# Petrie Duals

Petrie duality is a symmetric relationship between pairs of regular maps. Every non-chiral regular map has a Petrie dual. In some cases its Petrie dual is itself; it is then described as "self-Petrie dual".

If a regular map is not chiral, and is described by
{p,q}r   V   F   E
(meaning, each face has p edges, each vertex has q edges, each Petrie polygon has r edges, it has V vertices, F faces and E edges), then its Petrie dual exists, is a regular map, and is described by
N:{r,q}p   V   Fp/r   E.

This relationship is reflexive: if A is the Petrie dual of B, then B is the Petrie dual of A.

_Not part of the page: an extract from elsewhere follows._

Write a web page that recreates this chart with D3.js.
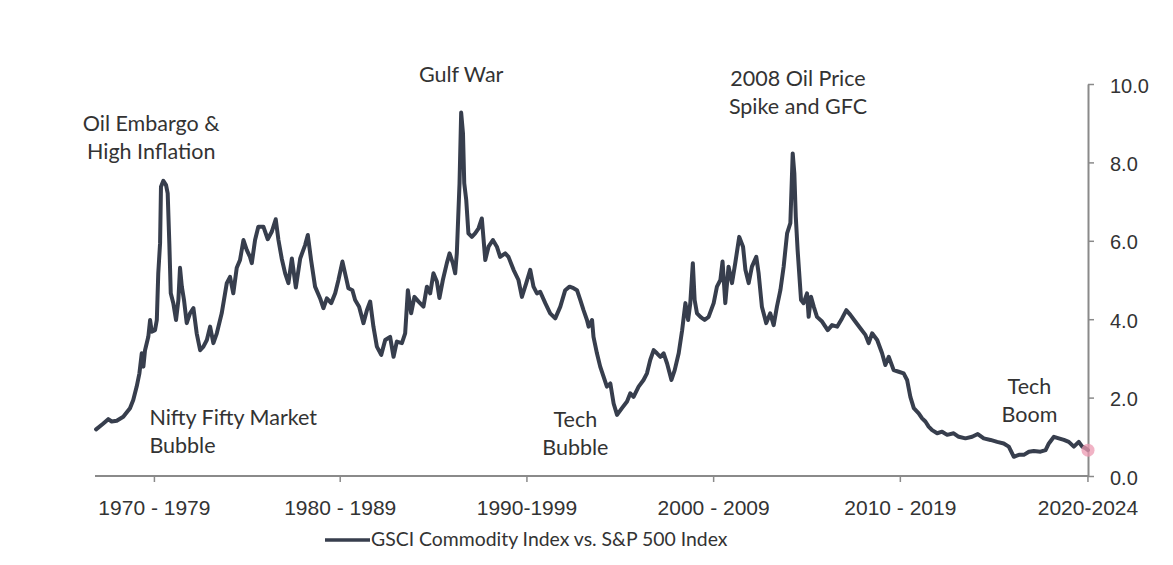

ARM denotes Petrie duality by π

For example, the Petrie dual of the tetrahedron is the hemicube. A regular map can be self-Petrie dual: an example is S2:{8,4}.

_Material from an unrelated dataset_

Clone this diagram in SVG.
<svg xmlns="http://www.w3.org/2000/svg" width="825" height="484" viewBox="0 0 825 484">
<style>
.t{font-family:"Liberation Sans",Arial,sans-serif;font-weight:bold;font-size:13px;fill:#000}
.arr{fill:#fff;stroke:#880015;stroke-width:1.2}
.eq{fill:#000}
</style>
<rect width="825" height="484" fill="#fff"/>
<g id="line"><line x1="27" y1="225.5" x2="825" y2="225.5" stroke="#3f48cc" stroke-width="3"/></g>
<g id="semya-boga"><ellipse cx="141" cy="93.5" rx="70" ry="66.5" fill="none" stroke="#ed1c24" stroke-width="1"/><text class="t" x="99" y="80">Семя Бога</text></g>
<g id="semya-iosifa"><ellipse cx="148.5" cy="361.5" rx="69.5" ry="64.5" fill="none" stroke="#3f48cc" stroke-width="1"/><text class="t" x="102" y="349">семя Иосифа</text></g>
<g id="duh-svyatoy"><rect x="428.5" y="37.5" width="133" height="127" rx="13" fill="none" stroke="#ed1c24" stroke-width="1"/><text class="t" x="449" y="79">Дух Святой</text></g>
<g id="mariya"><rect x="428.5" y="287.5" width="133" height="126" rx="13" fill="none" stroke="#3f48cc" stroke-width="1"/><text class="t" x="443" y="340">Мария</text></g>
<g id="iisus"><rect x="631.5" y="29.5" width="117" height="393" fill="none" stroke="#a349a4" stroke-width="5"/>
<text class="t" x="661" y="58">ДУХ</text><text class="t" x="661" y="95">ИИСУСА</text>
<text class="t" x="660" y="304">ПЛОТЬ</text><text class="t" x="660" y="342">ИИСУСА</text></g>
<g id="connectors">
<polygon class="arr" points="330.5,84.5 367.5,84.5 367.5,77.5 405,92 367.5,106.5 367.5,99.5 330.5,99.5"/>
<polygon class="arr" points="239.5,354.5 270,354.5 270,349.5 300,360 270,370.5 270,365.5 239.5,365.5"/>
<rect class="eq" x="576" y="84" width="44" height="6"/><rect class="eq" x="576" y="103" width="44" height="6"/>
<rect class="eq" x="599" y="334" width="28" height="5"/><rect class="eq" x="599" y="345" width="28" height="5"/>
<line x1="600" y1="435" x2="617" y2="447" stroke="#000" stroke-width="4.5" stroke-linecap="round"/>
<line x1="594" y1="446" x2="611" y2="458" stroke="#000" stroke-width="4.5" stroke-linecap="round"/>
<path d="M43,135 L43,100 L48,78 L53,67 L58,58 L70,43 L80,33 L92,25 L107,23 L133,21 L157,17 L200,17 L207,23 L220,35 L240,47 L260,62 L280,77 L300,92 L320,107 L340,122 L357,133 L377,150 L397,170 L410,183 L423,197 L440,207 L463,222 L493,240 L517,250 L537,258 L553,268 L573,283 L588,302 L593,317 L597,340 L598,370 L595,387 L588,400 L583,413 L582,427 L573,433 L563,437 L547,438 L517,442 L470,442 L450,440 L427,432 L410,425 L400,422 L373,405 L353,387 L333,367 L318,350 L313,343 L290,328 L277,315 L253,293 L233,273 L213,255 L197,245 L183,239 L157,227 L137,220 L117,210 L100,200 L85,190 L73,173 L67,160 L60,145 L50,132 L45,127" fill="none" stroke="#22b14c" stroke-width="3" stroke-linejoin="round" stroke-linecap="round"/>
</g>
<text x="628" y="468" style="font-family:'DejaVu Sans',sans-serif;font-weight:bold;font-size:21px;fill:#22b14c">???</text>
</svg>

If a regular map is chiral, then its Petrie dual exists, but is not a regular map. For example, {6,3}(1,3) is chiral. Its Petrie dual is S3:{14,3}, which is not a regular map.

Duality swaps p and q in {p,q}r, while Petrie duality swaps p and r. Applying various combinations of these two operations allows us to generate all six possible permutations of the set (p,q,r). The six regular maps thus generated may be all distinct, or only three of them distinct, or only two of them distinct, or they may all be the same. In any case, the Petrie dual of the dual of the Petrie dual of A is necessarily the same as the dual of the Petrie dual of the dual of A.

### The name "Petrie dual"

Petrie duality, like duality, is a symmetric relationship, hence the "dual" part of the name. Petrie duals however are based on Petrie polygons, which were named after the mathematican John Flinders Petrie by Coxeter.